What the exercise asks:
Collect all the lines that mention the word "matplotlib".

** start of Data lines **

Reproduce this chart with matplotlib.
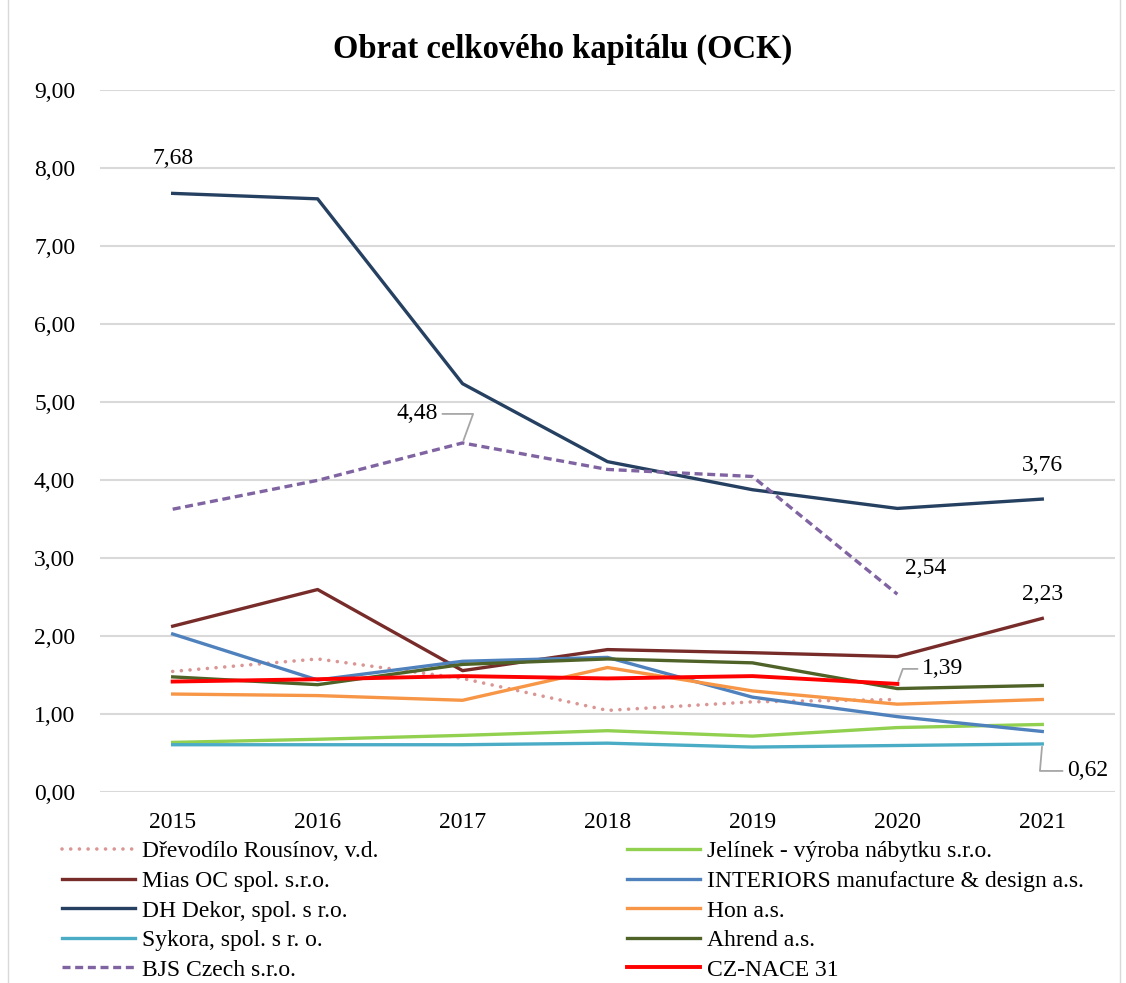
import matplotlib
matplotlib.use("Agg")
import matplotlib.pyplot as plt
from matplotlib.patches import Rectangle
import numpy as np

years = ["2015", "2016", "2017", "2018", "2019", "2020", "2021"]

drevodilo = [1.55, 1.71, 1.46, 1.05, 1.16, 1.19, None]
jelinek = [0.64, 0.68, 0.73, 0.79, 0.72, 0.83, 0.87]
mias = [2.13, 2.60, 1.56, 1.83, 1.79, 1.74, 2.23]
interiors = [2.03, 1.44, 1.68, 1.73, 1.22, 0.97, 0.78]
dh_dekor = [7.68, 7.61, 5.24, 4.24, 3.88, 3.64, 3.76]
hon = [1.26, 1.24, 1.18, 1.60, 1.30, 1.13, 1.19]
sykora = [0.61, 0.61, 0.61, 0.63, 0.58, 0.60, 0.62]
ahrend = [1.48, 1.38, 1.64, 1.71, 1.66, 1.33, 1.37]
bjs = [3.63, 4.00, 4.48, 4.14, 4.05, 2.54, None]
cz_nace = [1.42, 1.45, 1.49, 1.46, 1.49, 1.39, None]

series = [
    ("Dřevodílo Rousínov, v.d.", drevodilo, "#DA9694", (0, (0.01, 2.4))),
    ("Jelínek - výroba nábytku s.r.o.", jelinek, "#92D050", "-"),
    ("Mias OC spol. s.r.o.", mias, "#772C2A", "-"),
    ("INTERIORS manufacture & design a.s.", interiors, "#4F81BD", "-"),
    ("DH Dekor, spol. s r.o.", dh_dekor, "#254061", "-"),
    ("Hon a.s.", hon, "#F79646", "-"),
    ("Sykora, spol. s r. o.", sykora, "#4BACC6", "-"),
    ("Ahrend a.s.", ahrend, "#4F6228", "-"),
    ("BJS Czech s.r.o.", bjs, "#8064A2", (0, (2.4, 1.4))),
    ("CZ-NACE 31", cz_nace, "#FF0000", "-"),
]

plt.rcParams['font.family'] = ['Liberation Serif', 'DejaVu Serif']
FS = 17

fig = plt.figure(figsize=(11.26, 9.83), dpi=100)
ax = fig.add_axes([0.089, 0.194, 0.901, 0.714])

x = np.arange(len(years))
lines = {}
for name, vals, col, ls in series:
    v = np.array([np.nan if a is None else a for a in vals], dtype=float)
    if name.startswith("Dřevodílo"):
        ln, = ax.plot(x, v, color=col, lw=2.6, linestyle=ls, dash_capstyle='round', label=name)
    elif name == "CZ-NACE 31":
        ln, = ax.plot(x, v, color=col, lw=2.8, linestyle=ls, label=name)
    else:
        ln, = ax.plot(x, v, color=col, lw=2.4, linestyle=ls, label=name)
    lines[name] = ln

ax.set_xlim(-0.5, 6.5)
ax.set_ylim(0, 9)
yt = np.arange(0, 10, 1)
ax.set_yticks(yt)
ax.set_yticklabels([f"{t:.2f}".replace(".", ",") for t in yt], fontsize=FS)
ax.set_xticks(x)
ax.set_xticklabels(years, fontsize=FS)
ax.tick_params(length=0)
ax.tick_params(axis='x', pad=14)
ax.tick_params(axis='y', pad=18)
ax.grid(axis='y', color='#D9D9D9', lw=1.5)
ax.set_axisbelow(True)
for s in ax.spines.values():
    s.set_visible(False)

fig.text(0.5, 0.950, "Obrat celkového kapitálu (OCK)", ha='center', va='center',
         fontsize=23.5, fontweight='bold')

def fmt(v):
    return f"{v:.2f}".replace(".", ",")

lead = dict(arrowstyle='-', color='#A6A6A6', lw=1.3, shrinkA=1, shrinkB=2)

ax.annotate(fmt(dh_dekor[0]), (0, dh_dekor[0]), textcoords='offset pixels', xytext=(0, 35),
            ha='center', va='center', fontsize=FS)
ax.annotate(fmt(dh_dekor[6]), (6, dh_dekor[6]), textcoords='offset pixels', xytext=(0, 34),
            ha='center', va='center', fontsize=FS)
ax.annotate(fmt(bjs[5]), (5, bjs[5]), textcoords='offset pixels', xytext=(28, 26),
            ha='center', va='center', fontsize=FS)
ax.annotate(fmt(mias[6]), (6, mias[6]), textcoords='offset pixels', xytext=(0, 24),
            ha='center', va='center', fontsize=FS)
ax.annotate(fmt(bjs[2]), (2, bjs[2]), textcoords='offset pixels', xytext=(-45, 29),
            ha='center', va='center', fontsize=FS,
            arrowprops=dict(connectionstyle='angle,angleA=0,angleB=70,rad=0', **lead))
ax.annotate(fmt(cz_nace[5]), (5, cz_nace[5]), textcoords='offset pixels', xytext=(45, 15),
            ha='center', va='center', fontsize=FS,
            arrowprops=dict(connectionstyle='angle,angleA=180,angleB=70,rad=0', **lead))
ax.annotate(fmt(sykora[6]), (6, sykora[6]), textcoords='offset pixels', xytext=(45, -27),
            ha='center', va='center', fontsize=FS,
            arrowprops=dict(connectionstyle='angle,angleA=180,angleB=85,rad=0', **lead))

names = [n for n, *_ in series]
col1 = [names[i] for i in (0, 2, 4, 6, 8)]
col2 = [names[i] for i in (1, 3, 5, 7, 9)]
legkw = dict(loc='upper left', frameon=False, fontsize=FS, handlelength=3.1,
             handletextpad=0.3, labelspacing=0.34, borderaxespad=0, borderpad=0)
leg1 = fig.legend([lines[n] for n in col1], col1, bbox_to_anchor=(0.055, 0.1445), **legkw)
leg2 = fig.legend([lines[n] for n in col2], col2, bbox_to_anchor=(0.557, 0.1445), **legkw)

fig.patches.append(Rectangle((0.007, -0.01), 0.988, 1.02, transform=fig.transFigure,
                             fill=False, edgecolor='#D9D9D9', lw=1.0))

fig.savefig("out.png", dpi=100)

** end of Data lines **

Written solution:
Reproduce this chart with matplotlib.
import matplotlib
matplotlib.use("Agg")
import matplotlib.pyplot as plt
from matplotlib.patches import Rectangle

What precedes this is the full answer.